There are a number of reasons why people refinance their first mortgage. Typically, homeowners refinance to change the original mortgage to reflect their current situation.
Many first time home buyers leverage themselves to the maximum credit available in order to purchase their dream home. The costs associated with refinancing has to be taken into consideration in order for it to be cost effective. The lender selected will consider your income and assets, credit score, other debts, the current value of the property, and the amount you want to borrow. If your credit score has improved, you may be able to get a loan at a lower rate.
Here are a few reasons why homeowners might consider refinancing.
1. Unlock the equity of the property
If the property value of the home you live in has appreciated, homeowners can unlock the equity. With today’s low interest rate environment, homeownership is desirable. If you have improved your home by updating, renovating or adding a new bathroom it adds to the value of your house. Recent sales in the area can help you determine if the value of your property has increased. Comparable sales of similar homes (same number of bedrooms, bathrooms, garages, as well as age of dwelling) within a few blocks of your existing home in the last 6 months can indicate whether or not your property has increased in value.
When you refinance for an amount greater than what you owe on your home, you can receive the difference in a cash payment. This is called a cash-out refinancing.
2. Reduce the interest rate on an existing mortgage
Eliminate private mortgage insurance. If your original mortgage was more than 80 percent loan-to-value, it is likely that you are paying private mortgage insurance or PMI. The PMI was determined by size of the down payment made, your credit score and the premium charged by the insurer. PMI goes away when your loan-to-value decreases below 78 percent.
If you have a regular mortgage at a high interest rate, it could be the right time to refinance with the low rate environment. There are a number of different products which you can choose which will make payments more affordable.
3. Divorce
If you jointly own a home and are divorcing your partner, refinancing is an opportunity to release one individual from the obligation.
4. Adjusting the length of your mortgage
With the low rate environment, there is an opportunity to pay down your mortgage at a faster pace. Refinancing into a 15-year term from a conventional 30-year mortgage will enable homeowners to build equity faster and eliminate mortgage debt in a shorter time frame.

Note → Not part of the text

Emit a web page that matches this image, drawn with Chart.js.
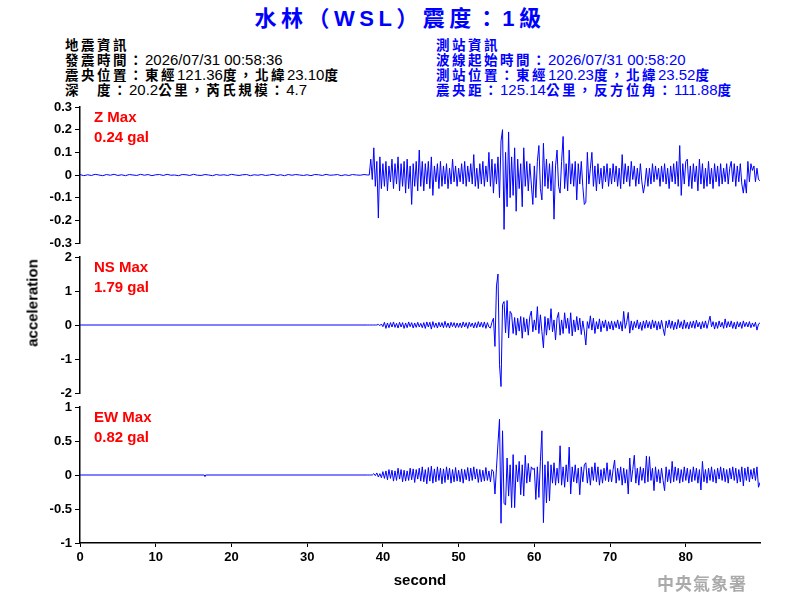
<!DOCTYPE html>
<html>
<head>
<meta charset="utf-8">
<script src="https://cdn.jsdelivr.net/npm/chart.js@4.4.1/dist/chart.umd.min.js"></script>
<style>
  body { margin: 0; background: #fff; }
  #page { position: relative; width: 800px; height: 600px; overflow: hidden; font-family: "Liberation Sans", Arial, "Noto Sans CJK TC", sans-serif; }
  #title { position: absolute; left: 0; width: 800px; top: 4px; text-align: center; color: #0000ff; font-weight: bold; font-size: 22px; letter-spacing: 4.5px; line-height: 30px; }
  .info { position: absolute; top: 37px; font-size: 15px; line-height: 15px; white-space: pre; }
  .info .c { font-family: "Noto Sans CJK TC", sans-serif; font-size: 13.5px; font-weight: bold; letter-spacing: 2.5px; }
  #quake { left: 65px; color: #000; }
  #station { left: 436px; color: #0000ff; }
  .panel { position: absolute; left: 0; width: 800px; }
  .tag { position: absolute; left: 94px; color: #ff0000; font-weight: bold; font-size: 15px; line-height: 20px; }
  #ylab { position: absolute; left: 32px; top: 303px; transform: translate(-50%, -50%) rotate(-90deg); font-weight: bold; font-size: 15px; color: #000; white-space: nowrap; }
  #mark { position: absolute; left: 657px; top: 570px; color: #aaa; font-size: 17px; letter-spacing: 1px; font-family: "Noto Sans CJK TC", serif; font-weight: bold; }
</style>
</head>
<body>
<div id="page">
  <div id="title">水林（WSL）震度：1級</div>
  <div id="quake" class="info"><span class="c">地震資訊</span>
<span class="c">發震時間：</span>2026/07/31 00:58:36
<span class="c">震央位置：東經</span>121.36<span class="c">度，北緯</span>23.10<span class="c">度</span>
<span class="c">深　度：</span>20.2<span class="c">公里，芮氏規模：</span>4.7</div>
  <div id="station" class="info"><span class="c">測站資訊</span>
<span class="c">波線起始時間：</span>2026/07/31 00:58:20
<span class="c">測站位置：東經</span>120.23<span class="c">度，北緯</span>23.52<span class="c">度</span>
<span class="c">震央距：</span>125.14<span class="c">公里，反方位角：</span>111.88<span class="c">度</span></div>

  <div class="panel" style="top:90px;height:170px"><canvas id="zChart"></canvas></div>
  <div class="panel" style="top:240px;height:170px"><canvas id="nsChart"></canvas></div>
  <div class="panel" style="top:390px;height:210px"><canvas id="ewChart"></canvas></div>

  <div class="tag" style="top:107px">Z Max<br>0.24 gal</div>
  <div class="tag" style="top:257px">NS Max<br>1.79 gal</div>
  <div class="tag" style="top:407px">EW Max<br>0.82 gal</div>
  <div id="ylab">acceleration</div>
  <div id="mark">中央氣象署</div>
</div>

<script>
// time axis (seconds)
const timeMax = 89.8;
const timeTicks = [0, 10, 20, 30, 40, 50, 60, 70, 80];

// quiet part before the P wave, Z sampled every 0.5 s from 0 s
const quietStep = 0.5;
const zQuiet = [
  0.002,-0.003,0.001,-0.002,0.003,0.000,-0.003,0.002,-0.001,0.003,
  -0.002,0.001,-0.003,0.002,0.000,-0.002,0.003,-0.001,0.002,-0.003,
  0.001,0.002,-0.002,0.003,-0.001,0.000,-0.003,0.002,0.001,-0.002,
  0.003,-0.001,-0.002,0.002,0.000,-0.003,0.002,-0.001,0.001,-0.002,
  0.003,0.000,-0.002,0.001,0.002,-0.003,0.001,-0.001,0.002,-0.002,
  0.000,0.003,-0.002,0.001,-0.003,0.002,-0.001,0.002,0.000,-0.002,
  0.001,-0.003,0.002,0.001,-0.002,0.003,-0.001,0.000,0.002,-0.003,
  0.001,-0.002,0.002,0.000,-0.001,0.002,0.000
];
const nsQuietTimes = [0, 38];
const nsQuiet = [0, 0];
const ewQuietTimes = [0, 16.4, 16.5, 16.6, 38];
const ewQuiet = [0, 0, -0.02, 0, 0];

// shaking part, sampled every 0.2 s from 38.2 s
const waveStart = 38.2;
const waveStep = 0.2;
const zWave = [
  0.00,0.07,-0.02,0.12,-0.05,0.06,-0.19,0.08,-0.06,0.05,
  -0.05,0.06,-0.07,0.04,-0.03,0.07,-0.06,0.05,-0.04,0.08,-0.07,0.05,-0.05,0.06,-0.08,0.07,-0.06,0.04,-0.13,0.05,-0.05,0.06,-0.07,0.11,-0.05,
  0.06,-0.07,0.05,-0.04,0.06,-0.06,0.08,-0.09,0.04,-0.03,0.05,-0.06,0.06,-0.05,0.04,-0.04,0.05,-0.06,0.03,-0.04,0.07,-0.03,0.04,-0.05,0.03,
  -0.03,0.05,-0.04,0.06,-0.05,0.04,-0.03,0.05,-0.04,0.09,-0.05,0.03,-0.06,0.05,-0.04,0.06,-0.05,0.04,-0.03,0.10,-0.05,0.07,-0.08,0.05,-0.04,
  0.08,-0.10,0.15,0.20,-0.24,0.10,-0.14,0.19,-0.10,0.08,-0.09,0.12,-0.16,0.07,-0.06,0.05,-0.14,0.12,-0.05,0.06,-0.07,0.05,-0.04,-0.13,0.04,
  -0.10,0.06,0.13,-0.06,-0.11,0.14,-0.05,0.07,-0.06,0.05,-0.07,0.06,-0.195,0.04,0.11,-0.05,-0.08,0.06,0.17,-0.06,0.05,-0.07,0.11,-0.04,0.05,
  -0.05,0.06,-0.11,0.05,-0.04,0.06,-0.05,-0.13,-0.12,0.10,-0.04,0.03,0.10,-0.05,0.04,-0.07,0.05,-0.04,0.03,-0.06,0.04,-0.03,0.05,-0.05,0.03,
  -0.04,0.05,-0.03,0.04,-0.05,0.03,-0.06,0.09,-0.04,0.05,-0.03,0.04,-0.05,0.06,-0.02,0.04,-0.05,0.03,-0.04,0.05,-0.03,-0.08,-0.04,0.03,-0.05,
  0.03,-0.04,0.05,-0.03,0.04,-0.02,0.03,-0.05,0.04,-0.03,0.05,-0.04,0.03,-0.06,0.04,-0.03,0.05,-0.04,0.06,-0.05,0.13,-0.09,0.05,-0.04,0.06,
  0.07,-0.05,0.04,-0.06,0.05,-0.03,0.04,-0.07,0.07,-0.04,0.05,-0.06,0.03,-0.05,0.06,-0.04,0.03,-0.06,0.05,-0.03,0.04,-0.05,0.05,-0.04,0.03,
  -0.03,0.05,-0.04,0.03,0.06,-0.03,0.05,-0.05,0.04,-0.03,0.05,-0.04,-0.08,-0.02,-0.08,0.06,-0.03,0.05,0.02,0.04,-0.03,0.03,-0.02,-0.025
];
const nsWave = [
  0,0,0,0,0,0,0.02,-0.02,0.03,-0.05,
  0.08,-0.10,0.06,-0.08,0.07,-0.06,0.09,-0.07,0.05,-0.09,0.08,-0.06,0.07,-0.10,0.06,-0.08,0.09,-0.05,0.07,-0.09,0.06,-0.07,0.08,-0.06,0.05,
  -0.08,0.07,-0.10,0.09,-0.06,0.08,-0.12,0.10,-0.07,0.06,-0.09,0.08,-0.06,0.07,-0.08,0.11,-0.07,0.06,-0.09,0.08,-0.05,0.07,-0.08,0.06,-0.07,
  0.06,-0.08,0.09,-0.06,0.07,-0.10,0.08,-0.05,0.06,-0.09,0.07,-0.08,0.10,-0.06,0.08,-0.07,0.09,-0.10,0.07,-0.06,-0.09,0.08,0.20,-0.63,1.15,
  1.50,-1.17,-1.81,0.60,0.69,-0.23,0.72,-0.38,0.40,0.32,-0.25,0.22,-0.30,0.20,-0.18,0.25,-0.39,0.22,-0.20,0.18,-0.30,0.25,0.41,-0.20,0.15,
  -0.15,0.54,-0.25,0.30,-0.20,-0.67,0.25,-0.30,0.20,-0.15,0.48,-0.20,0.15,-0.44,0.20,0.37,-0.30,0.15,-0.25,0.36,-0.10,0.20,-0.25,0.36,-0.32,
  0.15,-0.20,0.25,-0.15,0.20,-0.28,0.12,-0.18,-0.59,0.10,-0.10,0.27,-0.15,0.20,-0.25,0.10,-0.12,0.18,-0.20,0.12,-0.08,0.15,-0.18,0.10,-0.12,
  0.12,-0.15,0.10,-0.08,0.15,-0.12,0.10,-0.18,0.40,-0.10,0.08,0.37,-0.24,0.12,-0.15,0.10,-0.08,0.15,-0.12,0.08,-0.16,0.12,-0.10,0.14,-0.08,
  0.10,-0.12,0.15,-0.08,0.12,-0.15,0.10,-0.12,0.14,-0.10,-0.31,0.12,-0.08,0.15,-0.10,0.12,-0.14,0.08,-0.12,0.16,-0.08,0.10,-0.12,0.15,-0.10,
  0.08,-0.12,0.10,-0.08,0.12,-0.10,0.14,-0.06,0.08,-0.12,0.10,-0.08,0.12,-0.10,0.08,0.26,-0.05,0.10,-0.12,0.08,-0.10,0.12,-0.06,0.08,-0.10,
  0.18,-0.08,0.10,-0.06,0.12,-0.10,0.08,-0.12,0.10,-0.06,0.08,-0.10,0.12,-0.05,0.08,-0.06,0.10,-0.08,0.06,-0.05,0.08,-0.15,0.03,0.06
];
const ewWave = [
  0,0,0,0.02,-0.01,0.03,-0.03,0.02,-0.04,0.05,
  -0.05,0.06,-0.07,0.08,-0.05,0.07,-0.09,0.06,-0.08,0.10,-0.06,0.08,-0.10,0.07,-0.09,0.06,-0.08,0.10,-0.07,0.09,-0.11,0.08,-0.06,0.10,-0.09,
  0.12,-0.10,0.08,-0.13,0.11,-0.09,0.13,-0.12,0.09,-0.10,0.12,-0.08,0.10,-0.13,0.09,-0.11,0.12,-0.07,0.10,-0.12,0.08,-0.10,0.11,-0.09,0.07,
  -0.10,0.09,-0.12,0.08,-0.07,0.11,-0.09,0.10,-0.08,0.12,-0.06,0.09,-0.11,0.08,-0.10,0.07,-0.09,0.11,-0.08,0.06,-0.10,0.08,0.05,-0.28,0.10,
  0.47,0.82,-0.71,0.65,-0.42,-0.44,0.25,-0.31,0.15,-0.48,0.30,-0.48,0.15,-0.10,0.20,-0.29,0.15,-0.31,0.29,-0.12,0.17,-0.10,0.12,0.08,0.10,
  -0.36,0.12,-0.33,0.20,0.65,-0.70,0.15,-0.41,0.20,-0.38,0.15,-0.12,0.18,-0.15,0.10,-0.12,0.43,-0.15,0.12,-0.18,0.15,-0.10,0.41,-0.28,0.12,
  -0.10,0.15,-0.12,0.10,-0.29,0.12,-0.10,0.15,0.18,-0.12,0.10,-0.15,0.12,-0.08,0.18,-0.10,0.12,-0.15,0.08,-0.12,0.10,-0.08,0.18,-0.10,0.08,
  -0.10,0.08,0.22,-0.12,0.10,-0.08,0.12,-0.15,0.10,-0.12,0.08,-0.28,0.25,-0.10,0.08,0.29,-0.12,0.10,-0.15,0.12,-0.08,0.10,-0.12,0.28,-0.10,
  0.27,-0.08,0.10,-0.23,0.12,-0.10,0.08,-0.12,0.10,-0.08,-0.23,0.12,-0.10,0.08,-0.12,0.20,-0.10,0.12,-0.08,0.10,-0.12,0.08,-0.10,0.12,-0.08,
  0.10,-0.12,0.08,-0.10,0.12,-0.08,0.10,-0.12,0.08,-0.22,0.20,-0.10,0.08,-0.12,0.10,-0.08,0.12,-0.10,0.08,-0.12,0.10,-0.06,0.12,-0.08,0.10,
  -0.10,0.08,-0.12,0.10,-0.06,0.12,-0.08,0.10,-0.12,0.08,-0.10,0.12,-0.16,0.10,-0.08,0.12,-0.10,0.08,-0.06,0.10,-0.08,0.12,-0.18,-0.11
];

// y axis range and step per component
const zRange = [-0.3, 0.3, 0.1];
const nsRange = [-2, 2, 1];
const ewRange = [-1, 1, 0.5];

const toPoints = (quietTimes, quiet, wave) => {
  const pts = quiet.map((v, i) => ({ x: quietTimes ? quietTimes[i] : i * quietStep, y: v }));
  wave.forEach((v, i) => pts.push({ x: +(waveStart + i * waveStep).toFixed(1), y: v }));
  return pts;
};

const tickFont = { family: '"Liberation Sans", Arial, sans-serif', size: 13, weight: 'bold' };

const makeChart = (id, points, range, showX) => {
  const [lo, hi, step] = range;
  return new Chart(document.getElementById(id), {
    type: 'line',
    data: { datasets: [{
      data: points,
      borderColor: '#0000ff',
      borderWidth: 1,
      pointRadius: 0,
      tension: 0,
      fill: false
    }]},
    options: {
      responsive: true,
      maintainAspectRatio: false,
      animation: false,
      events: [],
      layout: { padding: { left: 0, right: 40, top: 17, bottom: showX ? 0 : 17 } },
      plugins: { legend: { display: false }, tooltip: { enabled: false } },
      scales: {
        x: {
          type: 'linear', min: 0, max: timeMax,
          display: showX,
          afterBuildTicks: s => { s.ticks = timeTicks.map(v => ({ value: v })); },
          afterFit: s => { if (showX) s.height = 57; },
          grid: { drawOnChartArea: false, drawTicks: true, tickLength: 4, color: '#000' },
          border: { color: '#000', width: 1.5 },
          ticks: { color: '#000', font: tickFont, padding: 3, maxRotation: 0 },
          title: { display: true, text: 'second', color: '#000', padding: { top: 0, bottom: 10 },
                   font: { family: '"Liberation Sans", Arial, sans-serif', size: 15, weight: 'bold' } }
        },
        y: {
          min: lo, max: hi,
          afterFit: s => { s.width = 80; },
          grid: { drawOnChartArea: false, drawTicks: true, tickLength: 5, color: '#000' },
          border: { color: '#000', width: 1.5 },
          ticks: { stepSize: step, autoSkip: false, color: '#000', font: tickFont, padding: 3,
                   callback: v => String(+(+v).toFixed(2)) }
        }
      }
    }
  });
};

makeChart('zChart', toPoints(null, zQuiet, zWave), zRange, false);
makeChart('nsChart', toPoints(nsQuietTimes, nsQuiet, nsWave), nsRange, false);
makeChart('ewChart', toPoints(ewQuietTimes, ewQuiet, ewWave), ewRange, true);
</script>
</body>
</html>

5. Changing from an adjustable rate to a fixed rate
Refinancing from an adjustable rate mortgage or ARM to a fixed rate depends on how long you want to live in the property. Typically adjustable rates start low after an introductory period and adjust according to the type of mortgage it is. A one-year ARM will adjust up or down every twelve months. depending on the benchmark it is tied to. When there is volatility in the market, there is a greater opportunity for the rate to go swing. There are safety features attached the mortgage vehicle but payment can change up to two percent at each adjustment period. Knowing exactly what your monthly mortgage payment is each month can give you peace of mind.
Remember that, along with the potential benefits to refinancing, there are also costs.
When you refinance, you pay off your existing mortgage and create a new one. When refinancing, you may encounter many of the same procedures and the same types of costs the second time around.